■ **Requirement**
Output the full listing below exactly as it reads, and skip anything that is a picture.

--- Start ---

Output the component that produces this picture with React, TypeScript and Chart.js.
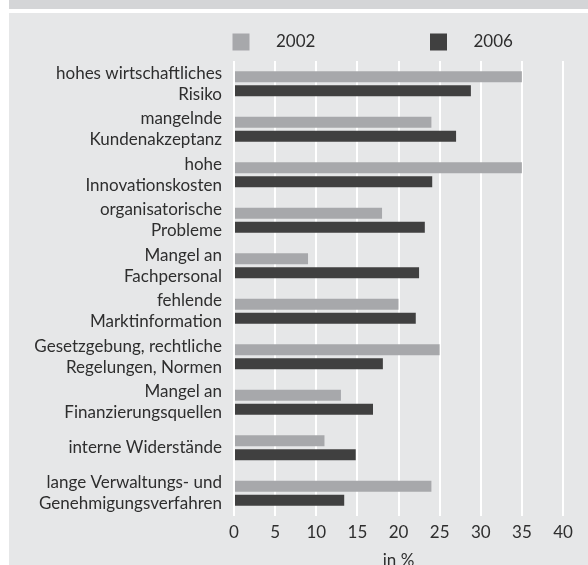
import React, { useEffect, useRef } from "react";
import { Chart, registerables } from "chart.js";

Chart.register(...registerables);

const categories: string[][] = [
  ["hohes wirtschaftliches", "Risiko"],
  ["mangelnde", "Kundenakzeptanz"],
  ["hohe", "Innovationskosten"],
  ["organisatorische", "Probleme"],
  ["Mangel an", "Fachpersonal"],
  ["fehlende", "Marktinformation"],
  ["Gesetzgebung, rechtliche", "Regelungen, Normen"],
  ["Mangel an", "Finanzierungsquellen"],
  ["interne Widerstände"],
  ["lange Verwaltungs- und", "Genehmigungsverfahren"],
];

const seriesNames = ["2002", "2006"];
const values2002 = [35, 24, 35, 18, 9, 20, 25, 13, 11, 24];
const values2006 = [28.8, 27, 24.1, 23.2, 22.5, 22.1, 18.1, 16.9, 14.8, 13.4];

const xMin = 0;
const xMax = 40;
const xStep = 5;
const xTitle = "in %";

const FONT = "Lato";
const TEXT = "#2e2e2e";
const COLOR_2002 = "#a7a8ab";
const COLOR_2006 = "#404040";

const legendPlugin = {
  id: "customLegend",
  afterDraw(chart: any) {
    const { ctx, chartArea } = chart;
    ctx.save();
    chart.data.datasets.forEach((ds: any, i: number) => {
      const bx = chartArea.left - 1.5 + i * 197.5;
      const by = 33.5;
      ctx.fillStyle = ds.backgroundColor;
      ctx.fillRect(bx, by, 17, 17);
      ctx.fillStyle = TEXT;
      ctx.font = `17px ${FONT}`;
      ctx.textBaseline = "middle";
      ctx.textAlign = "left";
      ctx.fillText(ds.label, bx + 43.5, by + 8.5);
    });
    ctx.restore();
  },
};

export default function App() {
  const ref = useRef<HTMLCanvasElement | null>(null);

  useEffect(() => {
    if (!ref.current) return;
    const chart = new Chart(ref.current, {
      type: "bar",
      data: {
        labels: categories,
        datasets: [
          {
            label: seriesNames[0],
            data: values2002,
            backgroundColor: COLOR_2002,
            borderWidth: 0,
            categoryPercentage: 0.617,
            barPercentage: 0.786,
          },
          {
            label: seriesNames[1],
            data: values2006,
            backgroundColor: COLOR_2006,
            borderWidth: 0,
            categoryPercentage: 0.617,
            barPercentage: 0.786,
          },
        ],
      },
      options: {
        indexAxis: "y",
        responsive: false,
        animation: false,
        devicePixelRatio: 1,
        layout: { padding: { top: 61, right: 25, left: 0, bottom: 0 } },
        plugins: {
          legend: { display: false },
          tooltip: { enabled: false },
        },
        scales: {
          x: {
            type: "linear",
            position: "bottom",
            min: xMin,
            max: xMax,
            ticks: {
              stepSize: xStep,
              color: TEXT,
              padding: 6,
              font: { family: FONT, size: 17 },
            },
            grid: { color: "#ffffff", lineWidth: 2, drawTicks: false },
            border: { display: false },
            title: {
              display: true,
              text: xTitle,
              color: TEXT,
              font: { family: FONT, size: 17, lineHeight: 1 },
              padding: { top: 0, bottom: -4 },
            },
            afterFit(scale: any) {
              scale.height = 49;
            },
          },
          y: {
            type: "category",
            grid: { display: false, drawTicks: false },
            border: { display: false },
            ticks: {
              color: TEXT,
              padding: 12,
              font: { family: FONT, size: 17, lineHeight: 1.21 },
            },
            afterFit(scale: any) {
              scale.width = 234;
            },
          },
        },
      },
      plugins: [legendPlugin],
    });
    return () => chart.destroy();
  }, []);

  return (
    <div
      style={{
        position: "absolute",
        left: 0,
        top: 0,
        width: 588,
        height: 565,
        background: "#ffffff",
        overflow: "hidden",
      }}
    >
      <div
        style={{
          position: "absolute",
          left: 9,
          top: 0,
          width: 579,
          height: 9,
          background: "#d4d5d7",
        }}
      />
      <div
        style={{
          position: "absolute",
          left: 9,
          top: 13,
          width: 579,
          height: 552,
          background: "#e6e7e8",
        }}
      />
      <canvas
        ref={ref}
        width={588}
        height={565}
        style={{ position: "absolute", left: 0, top: 0, width: 588, height: 565 }}
      />
    </div>
  );
}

--- End ---

■ **Response**
Output the component that produces this picture with React, TypeScript and Chart.js.
import React, { useEffect, useRef } from "react";
import { Chart, registerables } from "chart.js";

Chart.register(...registerables);

const categories: string[][] = [
  ["hohes wirtschaftliches", "Risiko"],
  ["mangelnde", "Kundenakzeptanz"],
  ["hohe", "Innovationskosten"],
  ["organisatorische", "Probleme"],
  ["Mangel an", "Fachpersonal"],
  ["fehlende", "Marktinformation"],
  ["Gesetzgebung, rechtliche", "Regelungen, Normen"],
  ["Mangel an", "Finanzierungsquellen"],
  ["interne Widerstände"],
  ["lange Verwaltungs- und", "Genehmigungsverfahren"],
];

const seriesNames = ["2002", "2006"];
const values2002 = [35, 24, 35, 18, 9, 20, 25, 13, 11, 24];
const values2006 = [28.8, 27, 24.1, 23.2, 22.5, 22.1, 18.1, 16.9, 14.8, 13.4];

const xMin = 0;
const xMax = 40;
const xStep = 5;
const xTitle = "in %";

const FONT = "Lato";
const TEXT = "#2e2e2e";
const COLOR_2002 = "#a7a8ab";
const COLOR_2006 = "#404040";

const legendPlugin = {
  id: "customLegend",
  afterDraw(chart: any) {
    const { ctx, chartArea } = chart;
    ctx.save();
    chart.data.datasets.forEach((ds: any, i: number) => {
      const bx = chartArea.left - 1.5 + i * 197.5;
      const by = 33.5;
      ctx.fillStyle = ds.backgroundColor;
      ctx.fillRect(bx, by, 17, 17);
      ctx.fillStyle = TEXT;
      ctx.font = `17px ${FONT}`;
      ctx.textBaseline = "middle";
      ctx.textAlign = "left";
      ctx.fillText(ds.label, bx + 43.5, by + 8.5);
    });
    ctx.restore();
  },
};

export default function App() {
  const ref = useRef<HTMLCanvasElement | null>(null);

  useEffect(() => {
    if (!ref.current) return;
    const chart = new Chart(ref.current, {
      type: "bar",
      data: {
        labels: categories,
        datasets: [
          {
            label: seriesNames[0],
            data: values2002,
            backgroundColor: COLOR_2002,
            borderWidth: 0,
            categoryPercentage: 0.617,
            barPercentage: 0.786,
          },
          {
            label: seriesNames[1],
            data: values2006,
            backgroundColor: COLOR_2006,
            borderWidth: 0,
            categoryPercentage: 0.617,
            barPercentage: 0.786,
          },
        ],
      },
      options: {
        indexAxis: "y",
        responsive: false,
        animation: false,
        devicePixelRatio: 1,
        layout: { padding: { top: 61, right: 25, left: 0, bottom: 0 } },
        plugins: {
          legend: { display: false },
          tooltip: { enabled: false },
        },
        scales: {
          x: {
            type: "linear",
            position: "bottom",
            min: xMin,
            max: xMax,
            ticks: {
              stepSize: xStep,
              color: TEXT,
              padding: 6,
              font: { family: FONT, size: 17 },
            },
            grid: { color: "#ffffff", lineWidth: 2, drawTicks: false },
            border: { display: false },
            title: {
              display: true,
              text: xTitle,
              color: TEXT,
              font: { family: FONT, size: 17, lineHeight: 1 },
              padding: { top: 0, bottom: -4 },
            },
            afterFit(scale: any) {
              scale.height = 49;
            },
          },
          y: {
            type: "category",
            grid: { display: false, drawTicks: false },
            border: { display: false },
            ticks: {
              color: TEXT,
              padding: 12,
              font: { family: FONT, size: 17, lineHeight: 1.21 },
            },
            afterFit(scale: any) {
              scale.width = 234;
            },
          },
        },
      },
      plugins: [legendPlugin],
    });
    return () => chart.destroy();
  }, []);

  return (
    <div
      style={{
        position: "absolute",
        left: 0,
        top: 0,
        width: 588,
        height: 565,
        background: "#ffffff",
        overflow: "hidden",
      }}
    >
      <div
        style={{
          position: "absolute",
          left: 9,
          top: 0,
          width: 579,
          height: 9,
          background: "#d4d5d7",
        }}
      />
      <div
        style={{
          position: "absolute",
          left: 9,
          top: 13,
          width: 579,
          height: 552,
          background: "#e6e7e8",
        }}
      />
      <canvas
        ref={ref}
        width={588}
        height={565}
        style={{ position: "absolute", left: 0, top: 0, width: 588, height: 565 }}
      />
    </div>
  );
}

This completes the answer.